Философ Николай Федоров, проживший, как и Андрей Платонов, много лет в Воронеже, начал писать вскоре после Крымской войны, когда в обществе шло ее осмысление. Он был из первых, кто понял, что старое основание русского государственного порядка себя исчерпало. Оно треснуло и больше не держит нагрузки. Окончательное разделение святого народа, разное в нем понимание, куда и как должна идти страна, зашло слишком далеко, лишило его силы. И вот, Федоров, дав новый комментарий к Евангелиям Христа, пусть пока только на бумаге, смог преодолеть прежний раскол. Прочно скрепить обе враждебные части — имперскую и народную, сектантскую. Соединило их его «общее дело»[379]
.Не просто сохранив — бесконечно усилив трактовку Москвы как Третьего Рима, Федоров нашел точку, где обе части народа смогли наконец сойтись. Верховной власти он указал путь, идя по которому она найдет, вернет и подтвердит свою санкцию на жизнь — неразрывную связь с Господом — и в считанные годы одного за другим сокрушит внешних врагов и ненавистников, включая и наиковарнейшего — Англию. То есть свершится главное: вся земля станет уделом русского царя и тем в мгновение ока обернется единой, неделимой Святой землей, какой она была до грехопадения и изгнания Адама из Рая. Он указал и потребные для этого средства.
Федоров, который, несомненно, оказал на Андрея Платонова огромное влияние, видел перед собой власть, безмерно уставшую, едва справлявшуюся с собственными независимыми и вечно фрондирующими служивыми людьми, со всегда готовой восстать деревней и глухо недовольными мещанами, уставшую от бесконечного сопротивления окраин — от Польши и Финляндии до недавно присоединенного Туркестанского края. Она изнемогала от сложности жизни, от тщетности попыток хоть как-то согласовать и примирить интересы подданных, столь непоправимо друг на друга непохожих. На это, а не на выполнение своей коренной миссии — завоевание и превращение новых и новых кусков мирской земли в Святую, — у нее уходили силы и ресурсы.

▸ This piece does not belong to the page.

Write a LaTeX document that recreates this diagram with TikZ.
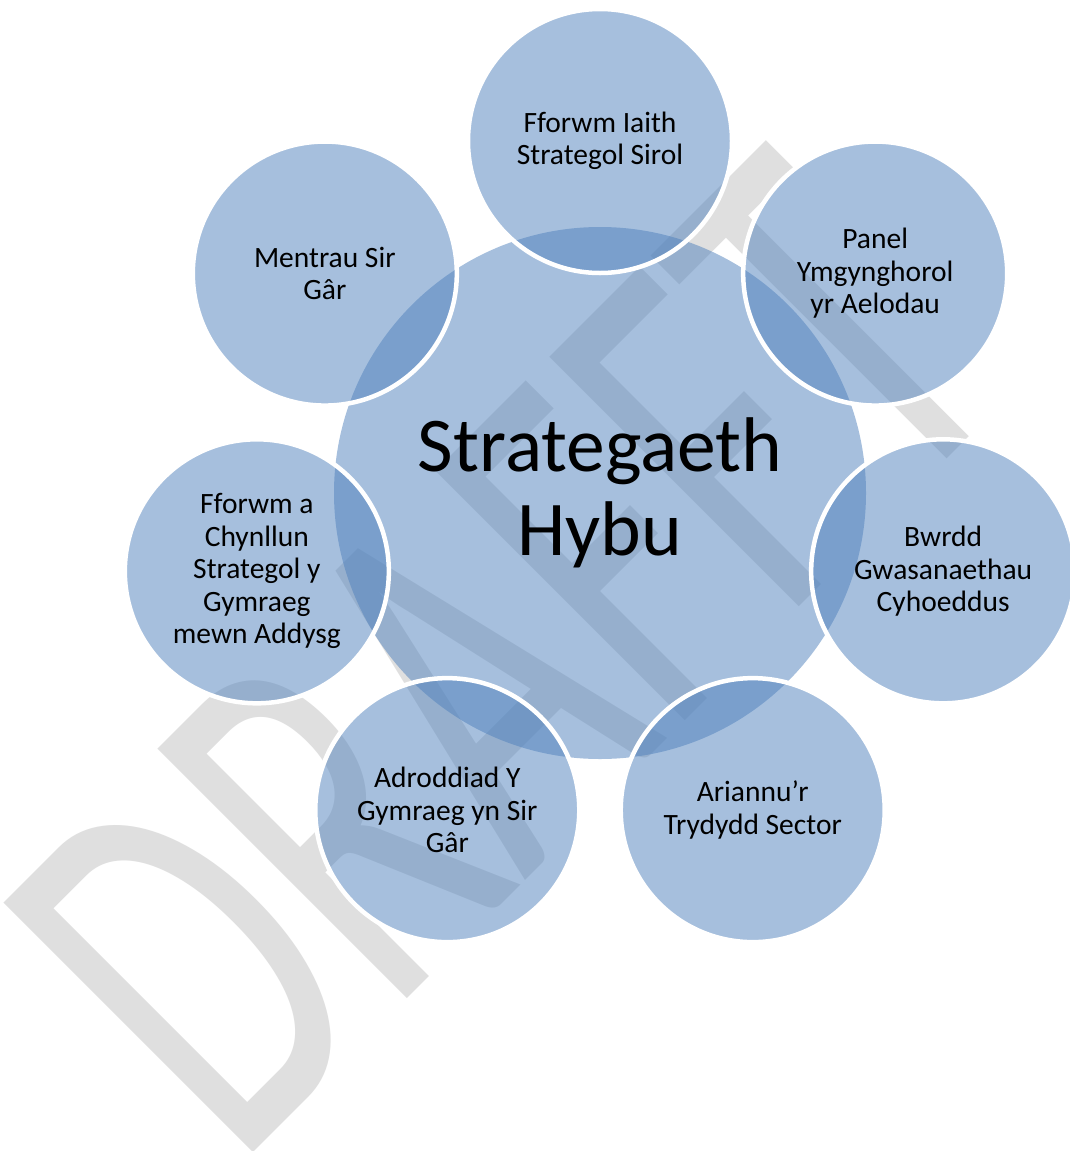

Федоров, причем разом, готов был ей помочь со всеми бедами. Достаточно, сказал он, невзирая на чины, звания и лица, на происхождение, вероисповедание и кровь, на образование и склонности, от первого до последнего сделать всех воинами-пахарями. Одинаково одеть и обуть, отдавать им одинаковые приказы, которые они будут одинаково и точно выполнять, и тогда с этим несчетным войском не справится ни один неприятель. Даже дьявол, даже человеческий грех спасуют перед ним, и, как и повелел Господь, на земле опять воцарятся равенство и справедливость.
Не меньше посулил Федоров и крестьянам — будущему бесчисленному войску империи. Он сказал им, что причина засух и неурожаев, голодных лет и эпидемий не в невезении — корень всех бед куда глубже. Он в несовершенстве мира, который Бог создал и отдал людям. Кроме всего прочего, этими словами он оправдал человеческий род, очистил его от многих грехов. Чтобы землю приспособить для жизни, нужна коренная ее реконструкция.
Эта федоровская мысль, и так напрашивающаяся, была подтверждена, доказана для Платонова всей его собственной работой губернским мелиоратором, собственным его отчаянием перед голодом, засухой, которые с регулярностью автомата раз в четыре года поражали Черноземье и Поволжье. Необходим, писал дальше Федоров, справедливый передел всего и вся. Ясно, что когда человек смотрит на высокую, величавую гору, а у ее подножья видит переполненную гадостью болотистую низину и знает, что и гора и болото — дело Одних рук, ему кажется неизбежным, что в миру есть большие высокопоставленные люди, а есть те, кто, как и он сам, принадлежит к низшему, «подлому» сословию. Не равны даже живущие в соседних избах: у одних дети родятся на загляденье — сильные, умные, красивые, а у других — хилые недомерки и дураки. О каком порядке, разумности мироздания может идти речь, коли даже река течет, например, где и куда хочет: то на восток, то через несколько верст вдруг повернет на юг — и все это нанизывая одну излучину на другую. И воды в ней весной, в половодье, — выше крыши, а летом, когда земля иссохла и пошла трещинами, — межень, везде по колено, даже брода искать не надо.